Clowns to the left of me, jokers to the right…


Lately, I’ve been under siege. I’m fire-fighting on multiple fronts. There’s Rosie, with her daily distress (the underpant issue has been replaced by the undershirt one). There’s work – the jokers (aka. our senior managers) have asserted total dominance over our organisation and all we can do is strike to make our points heard. And then there’s Ben who, for the first time in a long time, isn’t really a source of discontent, only mild discomfort.

There’s also my RSI, which has flared up in response to some rather intense pressure at work (when I’m not striking, I’m working ridiculously fast – writing and editing a flurry of texts on anything from military sexual slavery to disappearances in Thailand).

So, this blog has slowed down a bit. Partly because of the multilateral battle I’m waging, partly because of the pain in my hands, and partly because I struggle to find the words to tell this new story in which Rosie and I are pitted against one another like two factions in a wearying war.

All I can say is each day is difficult.
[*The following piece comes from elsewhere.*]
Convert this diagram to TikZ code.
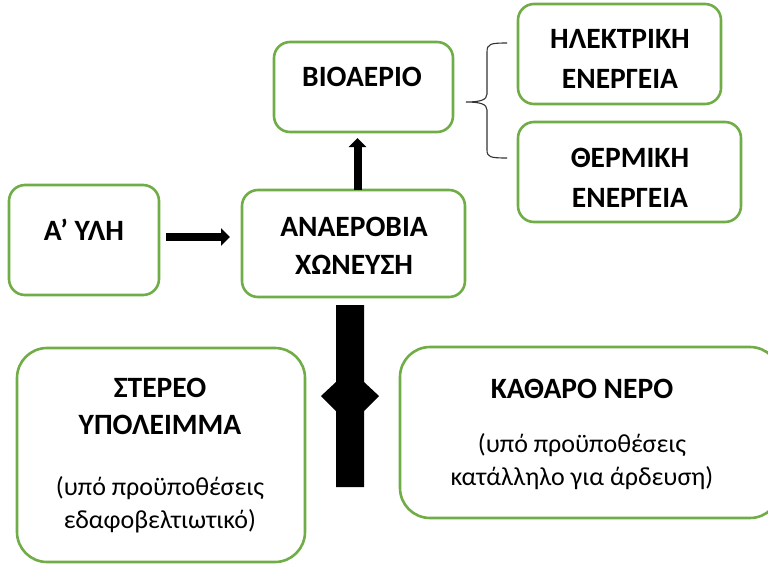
\documentclass[tikz,border=0pt]{standalone}
\usepackage{fontspec}
\setmainfont{Carlito}
\usetikzlibrary{arrows.meta}
\definecolor{boxgreen}{HTML}{70AD47}
\begin{document}
\begin{tikzpicture}[x=1pt,y=-1pt,
  box/.style={draw=boxgreen,line width=2.6pt,rounded corners=16pt,fill=white,
    inner sep=0pt,outer sep=0pt,anchor=north west},
  bigbox/.style={box,rounded corners=30pt},
  head/.style={font=\fontsize{29.5}{33}\selectfont\bfseries,inner sep=0pt},
  note/.style={font=\fontsize{26}{30}\selectfont,inner sep=0pt},
  flow/.style={line width=8pt,-{Triangle[length=9pt,width=17pt]}}]
\useasboundingbox (0,0) rectangle (768,565);
% boxes
\node[box,minimum width=179pt,minimum height=90pt] (bio) at (274,42) {};
\node[box,minimum width=203pt,minimum height=100pt] (elec) at (518,4) {};
\node[box,minimum width=223pt,minimum height=100pt] (therm) at (518,122) {};
\node[box,minimum width=150pt,minimum height=110pt] (raw) at (9,185) {};
\node[box,minimum width=223pt,minimum height=107pt] (digest) at (242,190) {};
\node[bigbox,minimum width=288pt,minimum height=214pt] (solid) at (17,348) {};
\node[bigbox,minimum width=380pt,minimum height=171pt] (water) at (400,347) {};
% labels
\node[head] (tbio) at (362,77) {ΒΙΟΑΕΡΙΟ};
\node[head] (telec1) at (620,39) {ΗΛΕΚΤΡΙΚΗ};
\node[head] (telec2) at (620,79) {ΕΝΕΡΓΕΙΑ};
\node[head] (ttherm1) at (630,157.5) {ΘΕΡΜΙΚΗ};
\node[head] (ttherm2) at (630,197.5) {ΕΝΕΡΓΕΙΑ};
\node[head] (traw) at (84,230) {Α’ ΥΛΗ};
\node[head] (tdig1) at (354,227) {ΑΝΑΕΡΟΒΙΑ};
\node[head] (tdig2) at (354,265) {ΧΩΝΕΥΣΗ};
\node[head] (tsol1) at (160,388) {ΣΤΕΡΕΟ};
\node[head] (tsol2) at (160,425) {ΥΠΟΛΕΙΜΜΑ};
\node[note] (tsol3) at (160,488) {(υπό προϋποθέσεις};
\node[note] (tsol4) at (160,521) {εδαφοβελτιωτικό)};
\node[head] (twat1) at (582,389) {ΚΑΘΑΡΟ ΝΕΡΟ};
\node[note] (twat2) at (582,445) {(υπό προϋποθέσεις};
\node[note] (twat3) at (582,478) {κατάλληλο για άρδευση)};
% arrows
\draw[flow] ([xshift=7pt,yshift=3pt]raw.east) -- ([xshift=-12pt,yshift=6.5pt]digest.west);
\draw[flow] ([xshift=4pt]digest.north) -- ([xshift=-6pt,yshift=-6pt]bio.south);
% split outflow below the digester
\fill ([yshift=-8pt]digest.south -| 336,0) -- (364,305) -- (364,382) -- (379,396)
  -- (364,411) -- (364,487) -- (336,487) -- (336,411) -- (321,396) -- (336,382) -- cycle;
% brace towards the energy boxes
\coordinate (bt) at (507,43);
\coordinate (bb) at (507,158);
\draw[line width=1.1pt,black!80] (bt) .. controls (490,43) and (487,44) .. (487,52)
  -- (487,94) .. controls (487,100) and (480,102) .. (466,102)
  .. controls (480,102) and (487,104) .. (487,110)
  -- (487,150) .. controls (487,157) and (490,158) .. (bb);
\end{tikzpicture}
\end{document}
Each day is uncertain (will we get to school in time or will she chuck a fit about her vest or t-shirt riding up, causing her to tear off her clothes at the 11th hour and consign us to the late register again?).

Today we managed to get out the door without incident. Tomorrow, we will try to do the same, but there is no guarantee we will succeed. Everything hinges on Rosie’s mood. And how well I manage it.
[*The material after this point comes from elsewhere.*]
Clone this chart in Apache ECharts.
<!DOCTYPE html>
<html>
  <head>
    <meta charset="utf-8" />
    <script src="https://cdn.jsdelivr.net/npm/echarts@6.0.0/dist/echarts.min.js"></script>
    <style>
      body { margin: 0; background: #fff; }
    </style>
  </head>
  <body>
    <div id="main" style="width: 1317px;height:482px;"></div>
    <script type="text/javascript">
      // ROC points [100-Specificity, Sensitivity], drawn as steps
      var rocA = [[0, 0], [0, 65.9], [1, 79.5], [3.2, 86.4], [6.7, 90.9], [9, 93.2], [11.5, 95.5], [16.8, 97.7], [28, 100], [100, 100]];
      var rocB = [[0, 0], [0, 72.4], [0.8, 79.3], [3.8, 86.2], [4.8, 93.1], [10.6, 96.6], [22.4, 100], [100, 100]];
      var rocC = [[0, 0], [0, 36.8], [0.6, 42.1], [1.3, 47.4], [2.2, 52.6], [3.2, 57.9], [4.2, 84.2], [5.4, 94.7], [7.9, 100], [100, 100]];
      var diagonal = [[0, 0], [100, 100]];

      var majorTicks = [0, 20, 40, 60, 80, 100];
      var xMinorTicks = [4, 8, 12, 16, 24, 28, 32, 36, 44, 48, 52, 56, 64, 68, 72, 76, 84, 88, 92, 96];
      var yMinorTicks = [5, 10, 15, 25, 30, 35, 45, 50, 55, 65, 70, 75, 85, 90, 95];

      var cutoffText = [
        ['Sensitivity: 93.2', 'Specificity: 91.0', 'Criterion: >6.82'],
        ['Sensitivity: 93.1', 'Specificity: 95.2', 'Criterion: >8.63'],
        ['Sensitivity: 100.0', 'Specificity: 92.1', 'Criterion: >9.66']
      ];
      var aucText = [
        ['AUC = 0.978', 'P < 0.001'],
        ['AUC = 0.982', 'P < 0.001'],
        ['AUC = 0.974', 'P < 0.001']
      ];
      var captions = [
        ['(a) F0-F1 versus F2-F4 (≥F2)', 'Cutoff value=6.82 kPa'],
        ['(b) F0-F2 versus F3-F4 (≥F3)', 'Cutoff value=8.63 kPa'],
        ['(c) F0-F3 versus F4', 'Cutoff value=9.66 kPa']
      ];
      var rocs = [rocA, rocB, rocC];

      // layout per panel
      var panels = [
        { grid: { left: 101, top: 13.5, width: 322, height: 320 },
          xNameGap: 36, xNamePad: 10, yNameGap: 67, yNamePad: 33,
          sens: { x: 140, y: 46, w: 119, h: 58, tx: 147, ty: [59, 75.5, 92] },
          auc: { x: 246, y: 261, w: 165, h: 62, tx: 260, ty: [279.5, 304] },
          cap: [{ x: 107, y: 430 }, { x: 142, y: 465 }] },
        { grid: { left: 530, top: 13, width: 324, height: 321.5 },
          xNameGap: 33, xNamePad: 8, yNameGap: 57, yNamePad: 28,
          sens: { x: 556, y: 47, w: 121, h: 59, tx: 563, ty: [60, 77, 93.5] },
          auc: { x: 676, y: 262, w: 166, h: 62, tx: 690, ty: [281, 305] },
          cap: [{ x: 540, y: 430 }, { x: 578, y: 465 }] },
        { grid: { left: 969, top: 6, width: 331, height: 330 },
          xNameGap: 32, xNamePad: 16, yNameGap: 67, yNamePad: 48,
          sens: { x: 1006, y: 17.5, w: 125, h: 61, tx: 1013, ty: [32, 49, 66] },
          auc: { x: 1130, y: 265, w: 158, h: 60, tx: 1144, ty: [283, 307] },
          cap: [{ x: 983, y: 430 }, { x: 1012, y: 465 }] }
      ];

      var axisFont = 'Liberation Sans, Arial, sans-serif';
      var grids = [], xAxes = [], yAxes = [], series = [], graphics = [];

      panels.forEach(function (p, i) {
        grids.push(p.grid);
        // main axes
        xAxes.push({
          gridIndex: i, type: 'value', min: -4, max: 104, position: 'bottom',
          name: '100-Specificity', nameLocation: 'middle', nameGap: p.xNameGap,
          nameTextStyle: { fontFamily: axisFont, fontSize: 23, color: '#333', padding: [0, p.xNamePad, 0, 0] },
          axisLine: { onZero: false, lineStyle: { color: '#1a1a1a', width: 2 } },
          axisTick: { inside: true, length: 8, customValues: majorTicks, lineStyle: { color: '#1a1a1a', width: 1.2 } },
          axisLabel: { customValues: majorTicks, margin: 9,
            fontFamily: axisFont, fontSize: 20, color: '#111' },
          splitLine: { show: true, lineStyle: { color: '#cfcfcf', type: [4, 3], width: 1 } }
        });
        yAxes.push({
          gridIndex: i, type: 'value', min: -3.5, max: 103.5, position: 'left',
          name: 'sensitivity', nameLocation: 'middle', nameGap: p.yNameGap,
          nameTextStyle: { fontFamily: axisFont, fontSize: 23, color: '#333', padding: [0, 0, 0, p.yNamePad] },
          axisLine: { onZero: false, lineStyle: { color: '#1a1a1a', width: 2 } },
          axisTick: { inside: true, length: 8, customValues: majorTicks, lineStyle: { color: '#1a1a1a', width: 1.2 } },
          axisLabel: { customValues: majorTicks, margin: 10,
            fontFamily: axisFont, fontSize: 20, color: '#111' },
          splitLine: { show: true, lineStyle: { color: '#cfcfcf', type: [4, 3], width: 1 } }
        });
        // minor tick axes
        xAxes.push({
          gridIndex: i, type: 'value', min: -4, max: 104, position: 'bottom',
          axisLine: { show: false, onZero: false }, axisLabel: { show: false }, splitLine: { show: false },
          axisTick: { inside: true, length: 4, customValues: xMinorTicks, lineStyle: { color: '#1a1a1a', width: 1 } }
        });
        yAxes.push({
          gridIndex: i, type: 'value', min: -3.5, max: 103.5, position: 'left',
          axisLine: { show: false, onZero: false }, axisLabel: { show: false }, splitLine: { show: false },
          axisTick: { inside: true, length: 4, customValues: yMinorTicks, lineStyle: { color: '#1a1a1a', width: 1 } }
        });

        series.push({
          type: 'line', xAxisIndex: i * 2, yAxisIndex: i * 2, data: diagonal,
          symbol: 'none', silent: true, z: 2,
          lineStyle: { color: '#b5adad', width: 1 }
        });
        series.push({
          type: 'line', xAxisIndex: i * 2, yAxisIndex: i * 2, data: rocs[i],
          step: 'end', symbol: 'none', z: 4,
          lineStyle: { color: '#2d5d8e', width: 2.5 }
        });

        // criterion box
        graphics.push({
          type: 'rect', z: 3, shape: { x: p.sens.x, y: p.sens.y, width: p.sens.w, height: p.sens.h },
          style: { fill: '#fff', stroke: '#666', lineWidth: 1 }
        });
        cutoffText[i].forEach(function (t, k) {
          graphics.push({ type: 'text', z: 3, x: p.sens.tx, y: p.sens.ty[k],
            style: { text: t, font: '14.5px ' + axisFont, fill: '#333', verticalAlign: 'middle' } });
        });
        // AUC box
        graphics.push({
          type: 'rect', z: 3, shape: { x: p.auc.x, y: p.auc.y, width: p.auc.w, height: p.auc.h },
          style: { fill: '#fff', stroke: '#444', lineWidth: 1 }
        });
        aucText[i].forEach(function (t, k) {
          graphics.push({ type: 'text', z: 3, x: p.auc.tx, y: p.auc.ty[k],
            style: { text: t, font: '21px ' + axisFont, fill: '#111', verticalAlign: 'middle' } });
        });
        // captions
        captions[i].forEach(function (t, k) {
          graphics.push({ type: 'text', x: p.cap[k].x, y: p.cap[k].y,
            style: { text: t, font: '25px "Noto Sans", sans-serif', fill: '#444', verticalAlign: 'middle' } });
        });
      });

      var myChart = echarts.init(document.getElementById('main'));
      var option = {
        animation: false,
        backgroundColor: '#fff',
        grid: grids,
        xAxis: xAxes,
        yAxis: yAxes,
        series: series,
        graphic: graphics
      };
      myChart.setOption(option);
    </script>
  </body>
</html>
As for Ben, he moved out of the rehab centre and is now in sheltered accommodation, which means he’s effectively homeless. He’s got a room in a house somewhere in south London. He says it’s ok. His ok is my gross, so I won’t be taking Rosie to visit. I don’t really want her seeing him in those conditions. She will ask why he isn’t here and that will take us into difficult territory.

I asked him how he feels about leaving rehab and he seems relaxed about it. The centre has allowed him to attend their day programme. That lasts until the first week of December. Then he’s on his own. The house he’s staying in is a dry house – no alcohol allowed. And the rehab centre offers permanent aftercare. But what he does with his time once the programme ends, I really don’t know. I wonder how easily he might slip back into drinking. Then I decide there is no point in wondering. As long as he’s not here, I can deal with it.

Ben stayed over this weekend, to observe Rosie’s behaviour and try to talk to her. I’ve found myself turning to him more often than I’d imagined as I’ve tried to cope with her tantrums. Watching him manage her issues with clothing was educational. Ben is calm where I am not. His strategy is to keep calm and keep talking. It worked to some extent. He has a way with her that calms her down. I only seem to wind her up.

There wasn’t much to Ben staying over. Although we complained during our counselling sessions that we don’t get a chance to actually speak, and therefore have no way of evaluating where we are in our “relationship”, we had a whole night in which to do just that – and didn’t.

Instead, we watched The Killing (the original Danish version, of course). When we weren’t watching TV, Ben was on the computer and I was pottering. We said nothing to each other, apart from, “What did she say?” or “What happened while I was in the loo?”

Later, when I went off to bed, I tossed a while, thinking I should be in the other room chatting to Ben. And then I fell asleep and the opportunity slipped away with the night.



9 thoughts on “Clowns to the left of me, jokers to the right…

  1. I have a theory regarding children of alcoholic homes. Once the alcoholic is removed or in recovery, it is their (the child’s) chance to act out. Perhaps it is living with the drama for so long and once it’s removed, they create their own because that is what feels normal. Or perhaps they’ve suppressed themselves for so long, it’s their way of de-stressing themselves once they think it’s safe. I don’t know for sure of course.Though frazzling as it may be, I have seen many families go through it. Is Rosie seeing any counselor?

    • My therapist raised this point with me, too. I wondered about it myself. I feel like she is taking over where her dad left off. But really, I think it’s a combination of the natural idiosyncrasies associated with young children and the very real trauma she is and has been experiencing. I’m trying to get her to a therapist/counsellor. She’s been referred and now we’re waiting…

  2. At times my life has been absolutely s**t. Hubby is facing the same at the moment and says I’m the only good thing in his life. This will change and things will get better.

    Remember that while you didn’t talk to Ben, he didn’t talk to you either.

  3. I think you are making progress with Ben even when you don’t feel like it. You spent time together and you didn’t fight or remind each other of past hurts. I think that is wonderful. Try not to put pressure on yourself about what you “should” do. You are in brand new territory and there is nothing wrong with taking slow and steady steps. The fear will cause a sense of urgency to arise, but it is false. One action will not make or break your future. Well, on your part, at least.

    • Yeah, I’m starting to realise that. Even he says the same thing. The reality is, we are both exhausted by 9pm. He is still an insomniac and therefore perennially tired, and I’m effectively a single mum, so … we tend to nod off from time to time, wake up and ask each other what happened on the box. Not very exciting, but comfortable, I guess. Our focus is Rosie right now.